What do medieval music and John Zorn have in common? In the hands of the JACK Quartet, a lot more than you might think. Between concerts on the east and west coasts, the group stopped in Cleveland for two nights of challenging music in unorthodox settings. Their first performance was at the Transformer Station, a small contemporary art gallery, where they played Georg Friedrich Haas’s “In iij. Noct.” in total darkness. The music critic for the local daily confessed to breaking into a claustrophobic sweat and nearly fleeing before being mesmerized by the hour-long cacophony. Modern music will do that to the uninitiated.
“In iij. Noct.” contains a quote from Gesualdo, which provided a thread to the next night’s performance at the Cleveland Museum of Art, a mash-up of early and contemporary music. As the program unfolded, other connections became apparent – in sources of inspiration, varieties of musical language and helpful explanations provided by members of the group involved in building bridges between disparate worlds.

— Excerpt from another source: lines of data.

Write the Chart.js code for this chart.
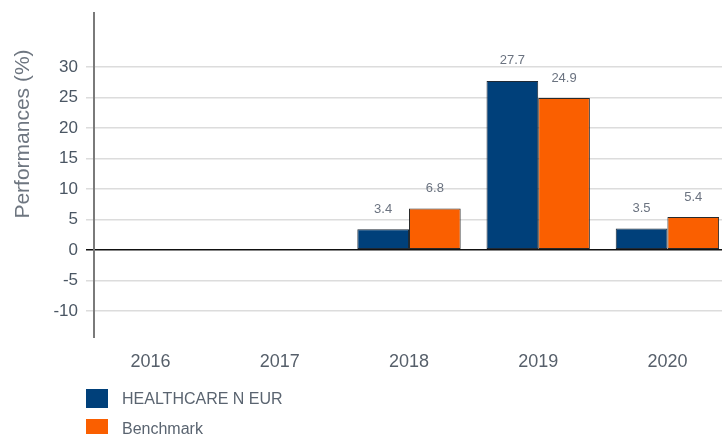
<!DOCTYPE html>
<html>
<head>
<meta charset="utf-8">
<script src="https://cdn.jsdelivr.net/npm/chart.js@4"></script>
<style>
    html, body { margin: 0; padding: 0; background: #fff; }
    body { width: 722px; height: 434px; overflow: hidden; position: relative; }
    #wrap { position: absolute; left: 0; top: 0; width: 740px; height: 434px; }
    #legend { position: absolute; left: 86px; top: 389px; font-family: "Liberation Sans", Arial, sans-serif; font-size: 16px; color: #5a6470; }
    #legend div { height: 30px; display: flex; align-items: flex-start; }
    #legend span.box { display: inline-block; width: 22px; height: 19px; margin-right: 14px; }
    #legend span.txt { line-height: 19px; }
</style>
</head>
<body>
<div id="wrap"><canvas id="perfChart" width="740" height="434"></canvas></div>
<div id="legend"></div>
<script>
// chart data
const years      = ['2016', '2017', '2018', '2019', '2020'];
const fund       = [null, null, 3.4, 27.7, 3.5];
const benchmark  = [null, null, 6.8, 24.9, 5.4];
const tickValues = [-10, -5, 0, 5, 10, 15, 20, 25, 30];

const FONT = '"Liberation Sans", Arial, sans-serif';

// value labels above each bar
const valueLabels = {
    id: 'valueLabels',
    afterDatasetsDraw(chart) {
        const ctx = chart.ctx;
        ctx.save();
        ctx.font = '13px ' + FONT;
        ctx.fillStyle = '#6b7380';
        ctx.textAlign = 'center';
        ctx.textBaseline = 'middle';
        chart.data.datasets.forEach((ds, i) => {
            chart.getDatasetMeta(i).data.forEach((bar, j) => {
                if (ds.data[j] == null) return;
                ctx.fillText(ds.data[j].toFixed(1), bar.x, bar.y - 20);
            });
        });
        ctx.restore();
    }
};

// vertical axis line + rotated axis title
const axisDecor = {
    id: 'axisDecor',
    afterDraw(chart) {
        const { ctx, chartArea } = chart;
        ctx.save();
        ctx.strokeStyle = '#7a7a7a';
        ctx.lineWidth = 2;
        ctx.beginPath();
        ctx.moveTo(chartArea.left + 8, chartArea.top);
        ctx.lineTo(chartArea.left + 8, chartArea.bottom);
        ctx.stroke();

        ctx.translate(23, 134);
        ctx.rotate(-Math.PI / 2);
        ctx.font = '21px ' + FONT;
        ctx.fillStyle = '#6e7680';
        ctx.textAlign = 'center';
        ctx.textBaseline = 'middle';
        ctx.fillText('Performances (%)', 0, 0);
        ctx.restore();
    }
};

const chart = new Chart(document.getElementById('perfChart').getContext('2d'), {
    type: 'bar',
    data: {
        labels: years,
        datasets: [
            {
                label: 'HEALTHCARE N EUR',
                data: fund,
                backgroundColor: '#00407a',
                borderColor: '#1f2a36',
                borderWidth: 1,
                borderSkipped: false
            },
            {
                label: 'Benchmark',
                data: benchmark,
                backgroundColor: '#fa5f00',
                borderColor: '#2a2a2a',
                borderWidth: 1,
                borderSkipped: false
            }
        ]
    },
    options: {
        responsive: false,
        animation: false,
        devicePixelRatio: 1,
        layout: { padding: { top: 12, right: 8, left: 0, bottom: 0 } },
        plugins: {
            legend: { display: false },
            tooltip: { enabled: false }
        },
        datasets: {
            bar: { categoryPercentage: 0.8, barPercentage: 1 }
        },
        scales: {
            x: {
                grid: { display: false },
                border: { display: false },
                ticks: {
                    font: { family: FONT, size: 18 },
                    color: '#565f6a',
                    padding: 5
                },
                afterFit: s => { s.height = 96; s.paddingLeft = 0; s.paddingRight = 0; }
            },
            y: {
                min: -14.45,
                max: 39,
                border: { display: false },
                grid: {
                    drawTicks: false,
                    lineWidth: 1.5,
                    color: c => c.tick && c.tick.value === 0 ? '#111' : '#dcdcdc'
                },
                ticks: {
                    font: { family: FONT, size: 17 },
                    color: '#4a5663',
                    padding: 8
                },
                afterBuildTicks: s => { s.ticks = tickValues.map(v => ({ value: v })); },
                afterFit: s => { s.width = 86; s.paddingTop = 0; s.paddingBottom = 0; }
            }
        }
    },
    plugins: [valueLabels, axisDecor]
});

// legend built from the datasets
document.getElementById('legend').innerHTML = chart.data.datasets
    .map(d => `<div><span class="box" style="background:${d.backgroundColor}"></span><span class="txt">${d.label}</span></div>`)
    .join('');
</script>
</body>
</html>
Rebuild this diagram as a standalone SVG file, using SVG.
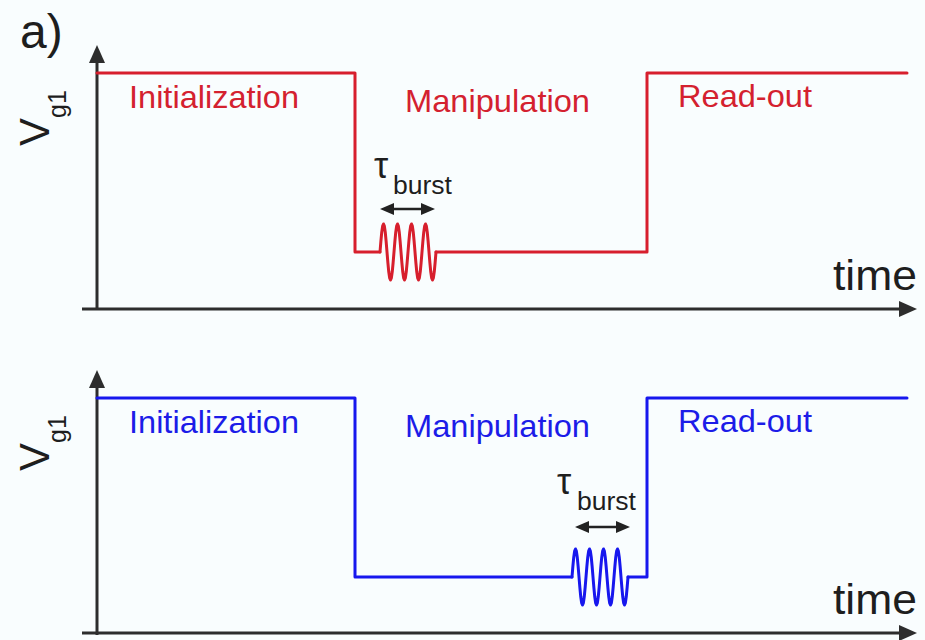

The concert opened with violinist Ari Streisfeld’s arrangement of three short pieces by medieval French poet and composer Guillaume de Machaut. Intriguing but uneven, they were ancient in content yet totally modern in form, a synthesis that did not always work. After a sleepy opener offering beautiful sonorities, a stiff reworking of a ballad gave way to a lively finale that sounded very much like a Celtic dance. The approach was interesting and the music expertly played, but overall the melding of genres felt like an uncomfortable fit.
Zorn’s The Remedy of Fortune put the ensemble back on more familiar footing, with impressive results. The title comes from a de Machaut poem and the music included what sounded like several de Mauchat references. But it’s all Zorn, every skittering line, pizzicato pop and lingering sound loop, which the group played with finesse. The JACK players know the piece well – they premiered it at a Zorn tribute in New York last year. Still, their ability to hold together a work that seems constantly on the verge of flying apart is remarkable, and their technique was exquisite. At one point, it seemed impossible that an ultrafine string line could come from four instruments, sounding instead like a whisper of one.
Had Cenk Ergün’s Celare been performed the previous night, the audience would have missed its most interesting effect – passages scored for left hand only. Watching the musicians noiselessly finger the necks of their instruments offered a promising start, though by the end of the piece it seemed little more than a gimmick to break up intermittent phrases and an extended hum that built to a deep, metallic drone. Celare was the first of two world premieres on the program by Ergün, a well-regarded Turkish composer with a taste for electronics. The quartet lent the works gravitas, but couldn’t do much for ideas that essentially sat in one place, never developing any legs.